>> Start
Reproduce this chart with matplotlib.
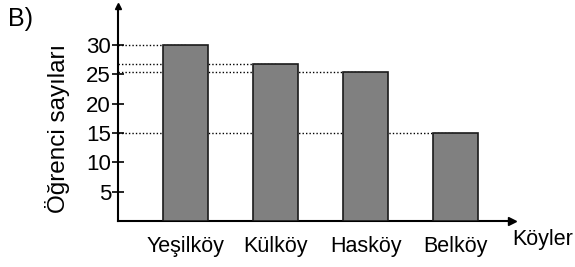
import matplotlib.pyplot as plt

plt.rcParams['font.family'] = ['Liberation Sans', 'DejaVu Sans']

# data
koyler = ['Yeşilköy', 'Külköy', 'Hasköy', 'Belköy']
ogrenci = [30, 26.7, 25.4, 15]
y_ticks = [5, 10, 15, 20, 25, 30]

W, H = 575, 267
fig = plt.figure(figsize=(W / 100, H / 100), dpi=100)

# axes box in pixels: y axis at x=118, x axis at y=221
left, right, bottom, top = 118, 512, 221, 6
ax = fig.add_axes([left / W, (H - bottom) / H, (right - left) / W, (bottom - top) / H])

x = list(range(len(koyler)))
ax.bar(x, ogrenci, width=0.5, color='#808080', edgecolor='#1a1a1a', linewidth=1.2, zorder=3)

# dotted guide lines from the axis to each bar top
x0 = -0.75
for xi, v in zip(x, ogrenci):
    ax.plot([x0, xi], [v, v], linestyle=(0, (1, 1.5)), color='black', linewidth=1.0, zorder=2)

ax.set_xlim(x0, x0 + (right - left) / 90)
ax.set_ylim(0, (bottom - top) / 5.87)

ax.spines['top'].set_visible(False)
ax.spines['right'].set_visible(False)
ax.spines['left'].set_linewidth(1.5)
ax.spines['bottom'].set_linewidth(1.5)

# arrow heads
ax.plot(1, 0, '>k', markersize=6, transform=ax.transAxes, clip_on=False)
ax.plot(0, 1, '^k', markersize=5, transform=ax.transAxes, clip_on=False)

ax.set_yticks(y_ticks)
ax.set_yticklabels([str(t) for t in y_ticks], fontsize=16)
ax.tick_params(axis='y', direction='inout', length=8, width=1.2, pad=1)
ax.set_xticks(x)
ax.set_xticklabels(koyler, fontsize=15.5)
ax.tick_params(axis='x', length=0, pad=11)

fig.text(58 / W, 1 - 128 / H, 'Öğrenci sayıları', fontsize=17.5, rotation=90,
         ha='center', va='center')
fig.text(543 / W, 1 - 239 / H, 'Köyler', fontsize=15.5, ha='center', va='center')
fig.text(8 / W, 1 - 19 / H, 'B)', fontsize=18, ha='left', va='center')

fig.savefig('out.png', dpi=100)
>> End
Take the listing and print it again exactly, but without any pictures.

Reproduce this chart with matplotlib.
import matplotlib.pyplot as plt

plt.rcParams['font.family'] = ['Liberation Sans', 'DejaVu Sans']

# data
koyler = ['Yeşilköy', 'Külköy', 'Hasköy', 'Belköy']
ogrenci = [30, 26.7, 25.4, 15]
y_ticks = [5, 10, 15, 20, 25, 30]

W, H = 575, 267
fig = plt.figure(figsize=(W / 100, H / 100), dpi=100)

# axes box in pixels: y axis at x=118, x axis at y=221
left, right, bottom, top = 118, 512, 221, 6
ax = fig.add_axes([left / W, (H - bottom) / H, (right - left) / W, (bottom - top) / H])

x = list(range(len(koyler)))
ax.bar(x, ogrenci, width=0.5, color='#808080', edgecolor='#1a1a1a', linewidth=1.2, zorder=3)

# dotted guide lines from the axis to each bar top
x0 = -0.75
for xi, v in zip(x, ogrenci):
    ax.plot([x0, xi], [v, v], linestyle=(0, (1, 1.5)), color='black', linewidth=1.0, zorder=2)

ax.set_xlim(x0, x0 + (right - left) / 90)
ax.set_ylim(0, (bottom - top) / 5.87)

ax.spines['top'].set_visible(False)
ax.spines['right'].set_visible(False)
ax.spines['left'].set_linewidth(1.5)
ax.spines['bottom'].set_linewidth(1.5)

# arrow heads
ax.plot(1, 0, '>k', markersize=6, transform=ax.transAxes, clip_on=False)
ax.plot(0, 1, '^k', markersize=5, transform=ax.transAxes, clip_on=False)

ax.set_yticks(y_ticks)
ax.set_yticklabels([str(t) for t in y_ticks], fontsize=16)
ax.tick_params(axis='y', direction='inout', length=8, width=1.2, pad=1)
ax.set_xticks(x)
ax.set_xticklabels(koyler, fontsize=15.5)
ax.tick_params(axis='x', length=0, pad=11)

fig.text(58 / W, 1 - 128 / H, 'Öğrenci sayıları', fontsize=17.5, rotation=90,
         ha='center', va='center')
fig.text(543 / W, 1 - 239 / H, 'Köyler', fontsize=15.5, ha='center', va='center')
fig.text(8 / W, 1 - 19 / H, 'B)', fontsize=18, ha='left', va='center')

fig.savefig('out.png', dpi=100)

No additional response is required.